The Committees are composed of the representatives of business lines and respective risk management area departments. Each Committee is responsible for all types of risk generated by business activity of the given business line.

Structure and tasks of the risk management area

The management function at the strategic level and the function of control of credit, market, liquidity and operational risks and risk of models used to quantify the aforesaid risk types are performed in the risk management area supervised by the Vice-President of the Management Board, Chief Risk Officer.

Individual units have specific roles in the process of identifying, measuring, monitoring and controlling risk. Within the scope of their powers, the units develop methodologies and systems supporting the aforesaid areas. Furthermore, the risk control units report the risk and support the major authorities of the Bank.
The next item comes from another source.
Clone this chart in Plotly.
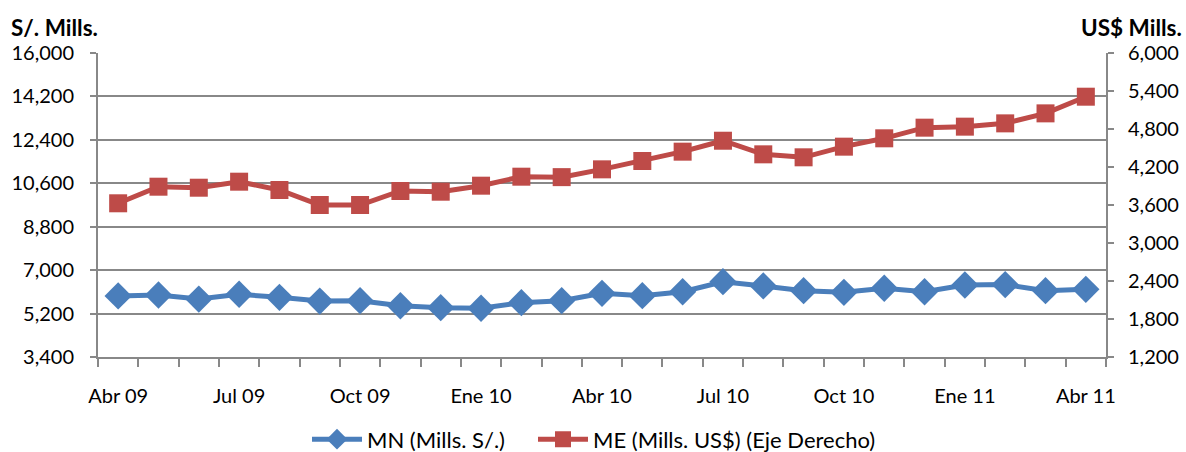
import plotly.graph_objects as go

months = ["Abr 09", "May 09", "Jun 09", "Jul 09", "Ago 09", "Set 09", "Oct 09", "Nov 09", "Dic 09",
          "Ene 10", "Feb 10", "Mar 10", "Abr 10", "May 10", "Jun 10", "Jul 10", "Ago 10", "Set 10",
          "Oct 10", "Nov 10", "Dic 10", "Ene 11", "Feb 11", "Mar 11", "Abr 11"]
mn_values = [5930, 5970, 5800, 6000, 5875, 5720, 5735, 5525, 5445, 5420, 5650, 5735, 6040,
             5940, 6105, 6520, 6345, 6150, 6080, 6250, 6105, 6385, 6400, 6150, 6205]
me_values = [3627, 3889, 3873, 3968, 3837, 3600, 3600, 3821, 3810, 3905, 4047, 4040, 4163,
             4295, 4442, 4615, 4400, 4353, 4521, 4653, 4821, 4837, 4889, 5047, 5310]
left_ticks = [3400, 5200, 7000, 8800, 10600, 12400, 14200, 16000]
right_ticks = [1200, 1800, 2400, 3000, 3600, 4200, 4800, 5400, 6000]
label_every = 3

x_idx = list(range(len(months)))
tick_idx = [i for i in x_idx if i % label_every == 0]
tick_txt = [months[i] for i in tick_idx]

FONT = "Lato"
GRAY = "#888888"

fig = go.Figure()
fig.add_trace(go.Scatter(
    x=x_idx, y=mn_values, name="MN (Mills. S/.)", mode="lines+markers",
    line=dict(color="#4A7EBB", width=5),
    marker=dict(symbol="diamond", size=21, color="#4A7EBB"),
    yaxis="y", legend="legend"))
fig.add_trace(go.Scatter(
    x=x_idx, y=me_values, name="ME (Mills. US$) (Eje Derecho)", mode="lines+markers",
    line=dict(color="#BE4B48", width=5),
    marker=dict(symbol="square", size=18, color="#BE4B48"),
    yaxis="y2", legend="legend2"))

leg_common = dict(orientation="h", xref="container", yref="container",
                  xanchor="left", y=0.028, yanchor="middle",
                  font=dict(size=22), itemwidth=50)

fig.update_layout(
    width=1186, height=452,
    margin=dict(l=98, r=80, t=53, b=95, autoexpand=False),
    paper_bgcolor="white", plot_bgcolor="white",
    font=dict(family=FONT, size=20, color="#000000"),
    showlegend=True,
    legend=dict(x=307 / 1186, **leg_common),
    legend2=dict(x=533 / 1186, **leg_common),
    xaxis=dict(range=[-0.5, len(months) - 0.5], tickmode="array", tickvals=tick_idx,
               ticktext=tick_txt, ticks="outside", ticklen=0, ticklabelstandoff=20,
               automargin=False,
               showgrid=False, zeroline=False, showline=True, linecolor=GRAY, linewidth=2,
               minor=dict(tickmode="linear", tick0=0.5, dtick=1, ticks="outside",
                          ticklen=8, tickwidth=2, tickcolor=GRAY, showgrid=False)),
    yaxis=dict(range=[left_ticks[0], left_ticks[-1]], tickmode="array", tickvals=left_ticks,
               tickformat=",", ticks="outside", ticklen=6, tickwidth=2, tickcolor=GRAY,
               automargin=False,
               showgrid=True, gridcolor=GRAY, gridwidth=2, zeroline=False,
               showline=True, linecolor=GRAY, linewidth=2, ticklabelstandoff=12),
    yaxis2=dict(range=[right_ticks[0], right_ticks[-1]], tickmode="array", tickvals=right_ticks,
                tickformat=",", overlaying="y", side="right", ticks="outside", ticklen=6,
                automargin=False,
                tickwidth=2, tickcolor=GRAY, showgrid=False, zeroline=False,
                showline=True, linecolor=GRAY, linewidth=2, ticklabelstandoff=10),
    annotations=[
        dict(text="<b>S/. Mills.</b>", xref="paper", yref="paper", x=-0.088, y=1.085,
             xanchor="left", yanchor="middle", showarrow=False, font=dict(size=22.5)),
        dict(text="<b>US$ Mills.</b>", xref="paper", yref="paper", x=1.077, y=1.085,
             xanchor="right", yanchor="middle", showarrow=False, font=dict(size=22.5)),
    ],
)

fig.write_html("out.html", config={"displayModeBar": False},
               post_script="document.body.style.margin='0';document.body.style.overflow='hidden';")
The risk management area is functioning within the following organizational structure:

  Vice-President of the Management Board, Chief Risk Officer  
Corporate Risk Processes Departament
  • Developing and implementation of corporate credit process and supervision over its effectiveness.
  • Preparing corporate credit risk management strategy of mBank Group as well as credit policies including policies regarding industrial risk appetite.
  • Preparing portfolio analysis and reports for the purpose of management of corporate credit risk.
  • Developing and monitoring the quality of rating models for retail and corporate clients and financial institutions (credit risk modelling).
  • Settlement and accounting of structured finance and mezzanine transactions and collection operations.
  • Verification of value, liquidity and attractiveness of real estate and movables provided for collateral of loans, and analysis of investments financed by the Bank.
Corporate Risk Assessment Department
  • Implementation of the Bank’s credit policy regarding corporate customers, countries and financial institutions.
  • Credit risk management in the Bank and the Group subsidiaries in the abovementioned areas.
Credit Processes and Retail Risk Assessment Department
  • Making credit decisions concerning retail banking products.
  • Monitoring credit agreements and performing administrative activities.
  • Developing and effectively using anti-fraud systems and tools.
  • Preventing credit fraud and exercising control over operational risk in the credit process for retail and corporate banking products, as well as developing the methodology of these processes.
  • Identifying gaps in processes, products and systems that impact an increase in fraud exposure and applying measures to eliminate such gaps.
Retail Risk Management Department
  • Development of risk management principles and processes.
  • Acceptance of retail banking products, including the impact on the different types of risk and capital requirements.
  • Development of reports for monitoring of risk management policies.
  • Development and management of systems supporting the risk assessment and decision-making process.
Retail Debt Restructuring and Collection Department
  • Handling the processes of debt restructuring and collection of receivables arising from retail loans granted on the Polish market.
  • Debt sale transaction of NPL for receivables arising from retail loans granted on the Polish market.
Financial Markets Risk Department
  • Identifying, measuring controlling and monitoring of market risk, interest rate risk of the banking book, liquidity risk and counterparty risk.
  • Developing methods for measuring market risk, interest rate risk of the banking book, liquidity risk and counterparty risk.
  • Developing methods for valuations of financial instruments.
  • Valuation and control of transactions and analysis of P&L of front-office units.
  • Content management of front-office systems and risk measure system.
  • Controlling of Bank’s contributions to WIBID/WIBOR fixing.
Integrated Risk and Capital Management Department
  • Integration of risk and capital management within the ICAAP.
  • Control of capital adequacy and risk bearing capacity as well as planning and limiting risk capital.
  • Formulation of risk appetite and coordination of the process of determining strategic risk limits.
  • Integration of risk valuation (economic capital, reserves, stress tests).
  • Integration of control of non-financial risks (including operational risk) and Internal Control System Self-assessment (ICS).
  • Integration of model management and validation of quantitative models.
Projects and Risk Architecture Management Department
  • Risk Projects Portfolio Management.
  • Performing the function of competence centre in the area of process management.
  • Development and optimization of the architecture of IT processes and applications of Risk.
  • Management of the IT applications of Risk (maintenance and development).
  • Risk data management and cooperation with the Finance Division within the scope of centralized management information system.
Foreign Branches Risk Department
  • Supporting the credit risk assessment process and taking part in the decision making process regarding credits in the Bank's foreign branches
  • Credits managing/settling in the Bank’s foreign branches.
  • Handling the vindication process in the Bank’s foreign branches.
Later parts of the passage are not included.